Public employers shall negotiate written policies setting forth grievance and disciplinary review procedures by means of which their employees or representatives of employees may appeal the interpretation, application or violation of policies, agreements, and administrative decisions, including disciplinary determinations, affecting them, provided that such grievance and disciplinary review procedures shall be included in any agreement entered into between the public employer and the representative organization. Such grievance and disciplinary review procedures may provide for binding arbitration as a means for resolving disputes.

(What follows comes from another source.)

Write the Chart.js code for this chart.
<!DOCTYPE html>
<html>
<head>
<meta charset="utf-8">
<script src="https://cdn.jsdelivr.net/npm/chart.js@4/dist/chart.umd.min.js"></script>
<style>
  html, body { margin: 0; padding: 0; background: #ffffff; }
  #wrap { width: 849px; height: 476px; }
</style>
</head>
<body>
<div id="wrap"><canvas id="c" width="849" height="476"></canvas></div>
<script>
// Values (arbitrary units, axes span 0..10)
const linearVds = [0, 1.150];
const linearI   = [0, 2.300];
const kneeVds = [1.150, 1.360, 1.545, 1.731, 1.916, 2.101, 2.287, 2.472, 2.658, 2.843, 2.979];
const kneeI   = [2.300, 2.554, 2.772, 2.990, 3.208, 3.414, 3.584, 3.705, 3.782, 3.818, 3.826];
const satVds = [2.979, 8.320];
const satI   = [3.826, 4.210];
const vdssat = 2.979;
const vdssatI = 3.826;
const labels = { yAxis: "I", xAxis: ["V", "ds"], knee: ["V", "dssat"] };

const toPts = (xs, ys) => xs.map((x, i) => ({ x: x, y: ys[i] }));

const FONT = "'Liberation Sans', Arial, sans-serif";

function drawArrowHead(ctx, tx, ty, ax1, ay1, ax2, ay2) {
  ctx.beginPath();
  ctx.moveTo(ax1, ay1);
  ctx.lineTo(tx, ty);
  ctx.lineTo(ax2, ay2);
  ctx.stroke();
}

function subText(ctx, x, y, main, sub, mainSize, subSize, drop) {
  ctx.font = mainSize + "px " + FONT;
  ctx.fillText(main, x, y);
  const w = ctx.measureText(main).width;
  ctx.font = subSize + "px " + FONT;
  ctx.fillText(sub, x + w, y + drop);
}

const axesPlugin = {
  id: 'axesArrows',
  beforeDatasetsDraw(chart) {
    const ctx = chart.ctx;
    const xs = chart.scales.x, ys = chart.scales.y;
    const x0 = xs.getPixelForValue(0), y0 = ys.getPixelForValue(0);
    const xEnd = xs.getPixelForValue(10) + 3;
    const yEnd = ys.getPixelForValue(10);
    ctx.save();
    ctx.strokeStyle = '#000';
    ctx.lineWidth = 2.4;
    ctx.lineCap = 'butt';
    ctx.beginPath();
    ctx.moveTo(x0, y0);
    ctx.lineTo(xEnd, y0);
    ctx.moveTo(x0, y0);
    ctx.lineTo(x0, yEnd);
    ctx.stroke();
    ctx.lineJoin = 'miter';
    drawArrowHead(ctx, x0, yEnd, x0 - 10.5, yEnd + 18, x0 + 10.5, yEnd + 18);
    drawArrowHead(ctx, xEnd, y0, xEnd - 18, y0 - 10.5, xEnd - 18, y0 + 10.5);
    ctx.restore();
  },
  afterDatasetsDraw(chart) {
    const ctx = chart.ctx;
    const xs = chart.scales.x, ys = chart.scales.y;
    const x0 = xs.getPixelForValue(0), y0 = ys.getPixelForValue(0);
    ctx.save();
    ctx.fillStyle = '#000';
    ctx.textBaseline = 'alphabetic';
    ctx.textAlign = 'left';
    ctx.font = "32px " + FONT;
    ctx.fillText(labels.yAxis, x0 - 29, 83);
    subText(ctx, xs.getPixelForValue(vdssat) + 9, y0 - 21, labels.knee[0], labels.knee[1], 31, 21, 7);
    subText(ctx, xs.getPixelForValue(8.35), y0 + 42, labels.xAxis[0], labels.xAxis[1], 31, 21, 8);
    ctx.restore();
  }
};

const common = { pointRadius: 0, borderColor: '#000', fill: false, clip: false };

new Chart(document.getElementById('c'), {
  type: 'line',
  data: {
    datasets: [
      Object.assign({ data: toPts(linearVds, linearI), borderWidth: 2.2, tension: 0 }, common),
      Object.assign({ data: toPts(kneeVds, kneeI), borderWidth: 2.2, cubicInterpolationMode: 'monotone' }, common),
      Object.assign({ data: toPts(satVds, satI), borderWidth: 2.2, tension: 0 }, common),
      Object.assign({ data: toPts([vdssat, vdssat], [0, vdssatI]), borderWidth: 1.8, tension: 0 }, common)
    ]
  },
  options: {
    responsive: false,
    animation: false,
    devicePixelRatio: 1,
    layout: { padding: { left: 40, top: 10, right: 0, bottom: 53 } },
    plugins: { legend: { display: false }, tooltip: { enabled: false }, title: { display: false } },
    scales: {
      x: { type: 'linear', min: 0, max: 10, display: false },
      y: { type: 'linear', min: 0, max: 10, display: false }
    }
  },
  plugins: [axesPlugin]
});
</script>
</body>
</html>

The procedures agreed to by the parties may not replace or be inconsistent with any alternate statutory appeal procedure nor may they provide for binding arbitration of disputes involving the discipline of employees with statutory protection under tenure or civil service laws____Grievance and disciplinary review procedures established by agreement between the public employer and the representative organization shall be utilized for any dispute covered by the terms of such agreement.
[Emphasis Added.]

Whether the statutory language means that all salary increment withholdings of non-teaching staff are deemed disciplinary and thus subject to binding arbitration need not be decided at this time.

We further hold that the jurisdiction of PERC extends to determining whether the withholding was predominantly disciplinary. We reject the argument that the express authority granted PERC to decide whether increment withholdings for teaching staff members are disciplinary or performance-based under N.J.S.A 34:13A-27(a), compels the conclusion that PERC does not have jurisdiction over the same issues in a case involving non-teaching staff members. We note that the very same sentence of that section expressly grants PERC the authority to decide *214whether the transfer of a non-teaching employee is predominantly for disciplinary reasons. Ibid.

Despite the ambiguity of this statutory provision, we are persuaded that the Legislative scheme established by the amendments contemplated that the determination as to whether a salary increment withholding is disciplinary or performance-based as it relates to non-teaching employees should he with PERC. As noted, PERC regularly determines whether the withholding of a salary increment was disciplinary, pursuant to N.J.S.A. 34:13A-27. See In re Edison Township Bd. of Educ. v. Edison Township Principals and Sup’rs Ass’n, 304 N.J.Super. 459, 701 A.2d 459 (App.Div.1997) (reviewing PERC’s decision that withholding of principal’s salary increment was disciplinary). The entire purpose of the 1989 amendments was to provide an efficient and expeditions method of resolving disciplinary grievances through binding arbitration. Scotch Plains-Fanwood Bd. of Educ. v. Scotch Plains-Fanwood Educ. Ass’n, 139 N.J. 141, 154, 651 A.2d 1018 (1995). The ability to obtain the threshold decision as to arbitrability through PERC is essential to that goal. The determination is not one of contract for the Chancery Division.

We, therefore, affirm the order under review.